> _Exercise goal_: Leave out the pictures, then reproduce the rest of the material exactly.

> _Information provided_:
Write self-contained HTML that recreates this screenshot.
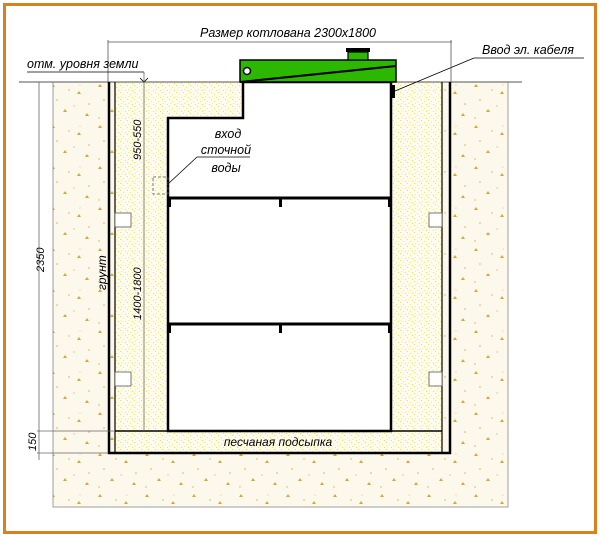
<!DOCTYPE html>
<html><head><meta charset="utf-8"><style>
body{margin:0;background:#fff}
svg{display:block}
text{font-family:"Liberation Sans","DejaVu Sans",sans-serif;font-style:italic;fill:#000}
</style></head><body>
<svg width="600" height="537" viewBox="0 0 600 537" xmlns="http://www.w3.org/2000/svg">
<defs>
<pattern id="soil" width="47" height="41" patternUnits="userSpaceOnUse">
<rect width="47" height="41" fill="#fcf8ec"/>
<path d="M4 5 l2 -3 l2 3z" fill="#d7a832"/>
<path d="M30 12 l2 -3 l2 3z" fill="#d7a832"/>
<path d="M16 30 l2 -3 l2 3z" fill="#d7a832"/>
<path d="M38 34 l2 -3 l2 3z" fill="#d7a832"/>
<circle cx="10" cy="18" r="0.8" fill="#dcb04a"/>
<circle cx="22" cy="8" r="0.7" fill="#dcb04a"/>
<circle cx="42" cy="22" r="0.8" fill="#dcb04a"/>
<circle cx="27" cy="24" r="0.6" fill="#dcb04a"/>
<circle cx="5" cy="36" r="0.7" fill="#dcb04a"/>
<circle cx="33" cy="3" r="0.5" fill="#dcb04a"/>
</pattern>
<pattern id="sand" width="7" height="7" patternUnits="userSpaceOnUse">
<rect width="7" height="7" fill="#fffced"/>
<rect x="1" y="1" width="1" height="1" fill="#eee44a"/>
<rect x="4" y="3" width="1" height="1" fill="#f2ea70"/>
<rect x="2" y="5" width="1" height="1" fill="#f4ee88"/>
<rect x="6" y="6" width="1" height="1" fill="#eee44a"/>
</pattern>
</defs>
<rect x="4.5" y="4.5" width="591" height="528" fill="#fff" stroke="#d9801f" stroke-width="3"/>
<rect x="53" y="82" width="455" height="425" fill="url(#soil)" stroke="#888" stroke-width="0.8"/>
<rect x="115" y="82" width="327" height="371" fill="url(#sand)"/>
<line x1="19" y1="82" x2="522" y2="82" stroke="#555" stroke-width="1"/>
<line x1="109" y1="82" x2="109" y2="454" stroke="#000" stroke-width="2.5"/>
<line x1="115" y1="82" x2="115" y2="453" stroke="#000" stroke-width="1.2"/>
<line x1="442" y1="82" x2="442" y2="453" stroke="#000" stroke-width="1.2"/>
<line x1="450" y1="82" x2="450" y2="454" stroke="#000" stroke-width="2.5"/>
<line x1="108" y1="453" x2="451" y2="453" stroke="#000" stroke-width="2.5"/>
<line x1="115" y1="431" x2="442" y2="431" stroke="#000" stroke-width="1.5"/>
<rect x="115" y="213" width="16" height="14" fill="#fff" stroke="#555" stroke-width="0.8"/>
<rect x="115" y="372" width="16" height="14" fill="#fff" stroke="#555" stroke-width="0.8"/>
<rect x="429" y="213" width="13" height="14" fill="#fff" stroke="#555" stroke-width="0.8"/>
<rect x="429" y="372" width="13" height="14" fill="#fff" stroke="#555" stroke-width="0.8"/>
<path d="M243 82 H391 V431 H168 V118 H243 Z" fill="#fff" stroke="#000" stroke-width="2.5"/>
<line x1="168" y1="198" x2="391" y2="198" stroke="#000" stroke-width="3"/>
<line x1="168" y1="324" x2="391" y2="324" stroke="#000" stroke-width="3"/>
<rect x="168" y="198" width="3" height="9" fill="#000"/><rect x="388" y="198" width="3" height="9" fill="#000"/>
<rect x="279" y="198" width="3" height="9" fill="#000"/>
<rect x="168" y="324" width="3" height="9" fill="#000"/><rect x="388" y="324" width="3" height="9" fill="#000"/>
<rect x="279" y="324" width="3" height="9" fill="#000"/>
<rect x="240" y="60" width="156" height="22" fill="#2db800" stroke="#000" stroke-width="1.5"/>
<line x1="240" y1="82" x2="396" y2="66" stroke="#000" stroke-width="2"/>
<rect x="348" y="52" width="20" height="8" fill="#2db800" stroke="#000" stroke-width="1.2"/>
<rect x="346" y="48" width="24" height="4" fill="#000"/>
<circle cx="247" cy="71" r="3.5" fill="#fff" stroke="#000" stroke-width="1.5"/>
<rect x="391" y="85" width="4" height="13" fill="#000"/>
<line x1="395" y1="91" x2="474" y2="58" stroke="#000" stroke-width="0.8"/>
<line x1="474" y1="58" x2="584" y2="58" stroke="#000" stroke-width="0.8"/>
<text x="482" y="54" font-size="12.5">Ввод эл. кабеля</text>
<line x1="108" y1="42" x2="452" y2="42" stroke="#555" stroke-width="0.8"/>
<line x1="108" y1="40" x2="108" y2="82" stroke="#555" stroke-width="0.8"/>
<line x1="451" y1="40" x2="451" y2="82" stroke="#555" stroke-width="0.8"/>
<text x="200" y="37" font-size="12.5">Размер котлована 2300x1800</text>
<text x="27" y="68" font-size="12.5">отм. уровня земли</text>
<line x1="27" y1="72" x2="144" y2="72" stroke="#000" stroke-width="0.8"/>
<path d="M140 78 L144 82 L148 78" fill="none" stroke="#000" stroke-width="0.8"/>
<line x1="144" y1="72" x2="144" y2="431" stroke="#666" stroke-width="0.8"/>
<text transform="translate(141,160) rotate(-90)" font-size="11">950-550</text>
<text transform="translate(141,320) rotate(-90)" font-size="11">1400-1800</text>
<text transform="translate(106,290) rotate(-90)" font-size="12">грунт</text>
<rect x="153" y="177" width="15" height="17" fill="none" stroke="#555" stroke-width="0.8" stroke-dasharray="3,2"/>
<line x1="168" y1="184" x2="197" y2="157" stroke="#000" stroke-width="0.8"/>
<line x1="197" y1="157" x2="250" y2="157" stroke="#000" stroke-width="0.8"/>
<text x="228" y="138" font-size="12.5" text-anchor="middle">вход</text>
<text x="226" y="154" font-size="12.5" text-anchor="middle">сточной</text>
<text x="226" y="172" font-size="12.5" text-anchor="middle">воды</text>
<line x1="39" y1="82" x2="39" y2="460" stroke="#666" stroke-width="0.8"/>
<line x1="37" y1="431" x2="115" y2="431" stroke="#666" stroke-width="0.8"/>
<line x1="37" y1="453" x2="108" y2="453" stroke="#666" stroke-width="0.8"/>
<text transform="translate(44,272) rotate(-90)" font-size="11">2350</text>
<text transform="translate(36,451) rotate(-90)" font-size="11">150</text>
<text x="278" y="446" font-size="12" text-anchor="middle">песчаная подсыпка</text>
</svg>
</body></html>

> _Result of the task_:
Write self-contained HTML that recreates this screenshot.
<!DOCTYPE html>
<html><head><meta charset="utf-8"><style>
body{margin:0;background:#fff}
svg{display:block}
text{font-family:"Liberation Sans","DejaVu Sans",sans-serif;font-style:italic;fill:#000}
</style></head><body>
<svg width="600" height="537" viewBox="0 0 600 537" xmlns="http://www.w3.org/2000/svg">
<defs>
<pattern id="soil" width="47" height="41" patternUnits="userSpaceOnUse">
<rect width="47" height="41" fill="#fcf8ec"/>
<path d="M4 5 l2 -3 l2 3z" fill="#d7a832"/>
<path d="M30 12 l2 -3 l2 3z" fill="#d7a832"/>
<path d="M16 30 l2 -3 l2 3z" fill="#d7a832"/>
<path d="M38 34 l2 -3 l2 3z" fill="#d7a832"/>
<circle cx="10" cy="18" r="0.8" fill="#dcb04a"/>
<circle cx="22" cy="8" r="0.7" fill="#dcb04a"/>
<circle cx="42" cy="22" r="0.8" fill="#dcb04a"/>
<circle cx="27" cy="24" r="0.6" fill="#dcb04a"/>
<circle cx="5" cy="36" r="0.7" fill="#dcb04a"/>
<circle cx="33" cy="3" r="0.5" fill="#dcb04a"/>
</pattern>
<pattern id="sand" width="7" height="7" patternUnits="userSpaceOnUse">
<rect width="7" height="7" fill="#fffced"/>
<rect x="1" y="1" width="1" height="1" fill="#eee44a"/>
<rect x="4" y="3" width="1" height="1" fill="#f2ea70"/>
<rect x="2" y="5" width="1" height="1" fill="#f4ee88"/>
<rect x="6" y="6" width="1" height="1" fill="#eee44a"/>
</pattern>
</defs>
<rect x="4.5" y="4.5" width="591" height="528" fill="#fff" stroke="#d9801f" stroke-width="3"/>
<rect x="53" y="82" width="455" height="425" fill="url(#soil)" stroke="#888" stroke-width="0.8"/>
<rect x="115" y="82" width="327" height="371" fill="url(#sand)"/>
<line x1="19" y1="82" x2="522" y2="82" stroke="#555" stroke-width="1"/>
<line x1="109" y1="82" x2="109" y2="454" stroke="#000" stroke-width="2.5"/>
<line x1="115" y1="82" x2="115" y2="453" stroke="#000" stroke-width="1.2"/>
<line x1="442" y1="82" x2="442" y2="453" stroke="#000" stroke-width="1.2"/>
<line x1="450" y1="82" x2="450" y2="454" stroke="#000" stroke-width="2.5"/>
<line x1="108" y1="453" x2="451" y2="453" stroke="#000" stroke-width="2.5"/>
<line x1="115" y1="431" x2="442" y2="431" stroke="#000" stroke-width="1.5"/>
<rect x="115" y="213" width="16" height="14" fill="#fff" stroke="#555" stroke-width="0.8"/>
<rect x="115" y="372" width="16" height="14" fill="#fff" stroke="#555" stroke-width="0.8"/>
<rect x="429" y="213" width="13" height="14" fill="#fff" stroke="#555" stroke-width="0.8"/>
<rect x="429" y="372" width="13" height="14" fill="#fff" stroke="#555" stroke-width="0.8"/>
<path d="M243 82 H391 V431 H168 V118 H243 Z" fill="#fff" stroke="#000" stroke-width="2.5"/>
<line x1="168" y1="198" x2="391" y2="198" stroke="#000" stroke-width="3"/>
<line x1="168" y1="324" x2="391" y2="324" stroke="#000" stroke-width="3"/>
<rect x="168" y="198" width="3" height="9" fill="#000"/><rect x="388" y="198" width="3" height="9" fill="#000"/>
<rect x="279" y="198" width="3" height="9" fill="#000"/>
<rect x="168" y="324" width="3" height="9" fill="#000"/><rect x="388" y="324" width="3" height="9" fill="#000"/>
<rect x="279" y="324" width="3" height="9" fill="#000"/>
<rect x="240" y="60" width="156" height="22" fill="#2db800" stroke="#000" stroke-width="1.5"/>
<line x1="240" y1="82" x2="396" y2="66" stroke="#000" stroke-width="2"/>
<rect x="348" y="52" width="20" height="8" fill="#2db800" stroke="#000" stroke-width="1.2"/>
<rect x="346" y="48" width="24" height="4" fill="#000"/>
<circle cx="247" cy="71" r="3.5" fill="#fff" stroke="#000" stroke-width="1.5"/>
<rect x="391" y="85" width="4" height="13" fill="#000"/>
<line x1="395" y1="91" x2="474" y2="58" stroke="#000" stroke-width="0.8"/>
<line x1="474" y1="58" x2="584" y2="58" stroke="#000" stroke-width="0.8"/>
<text x="482" y="54" font-size="12.5">Ввод эл. кабеля</text>
<line x1="108" y1="42" x2="452" y2="42" stroke="#555" stroke-width="0.8"/>
<line x1="108" y1="40" x2="108" y2="82" stroke="#555" stroke-width="0.8"/>
<line x1="451" y1="40" x2="451" y2="82" stroke="#555" stroke-width="0.8"/>
<text x="200" y="37" font-size="12.5">Размер котлована 2300x1800</text>
<text x="27" y="68" font-size="12.5">отм. уровня земли</text>
<line x1="27" y1="72" x2="144" y2="72" stroke="#000" stroke-width="0.8"/>
<path d="M140 78 L144 82 L148 78" fill="none" stroke="#000" stroke-width="0.8"/>
<line x1="144" y1="72" x2="144" y2="431" stroke="#666" stroke-width="0.8"/>
<text transform="translate(141,160) rotate(-90)" font-size="11">950-550</text>
<text transform="translate(141,320) rotate(-90)" font-size="11">1400-1800</text>
<text transform="translate(106,290) rotate(-90)" font-size="12">грунт</text>
<rect x="153" y="177" width="15" height="17" fill="none" stroke="#555" stroke-width="0.8" stroke-dasharray="3,2"/>
<line x1="168" y1="184" x2="197" y2="157" stroke="#000" stroke-width="0.8"/>
<line x1="197" y1="157" x2="250" y2="157" stroke="#000" stroke-width="0.8"/>
<text x="228" y="138" font-size="12.5" text-anchor="middle">вход</text>
<text x="226" y="154" font-size="12.5" text-anchor="middle">сточной</text>
<text x="226" y="172" font-size="12.5" text-anchor="middle">воды</text>
<line x1="39" y1="82" x2="39" y2="460" stroke="#666" stroke-width="0.8"/>
<line x1="37" y1="431" x2="115" y2="431" stroke="#666" stroke-width="0.8"/>
<line x1="37" y1="453" x2="108" y2="453" stroke="#666" stroke-width="0.8"/>
<text transform="translate(44,272) rotate(-90)" font-size="11">2350</text>
<text transform="translate(36,451) rotate(-90)" font-size="11">150</text>
<text x="278" y="446" font-size="12" text-anchor="middle">песчаная подсыпка</text>
</svg>
</body></html>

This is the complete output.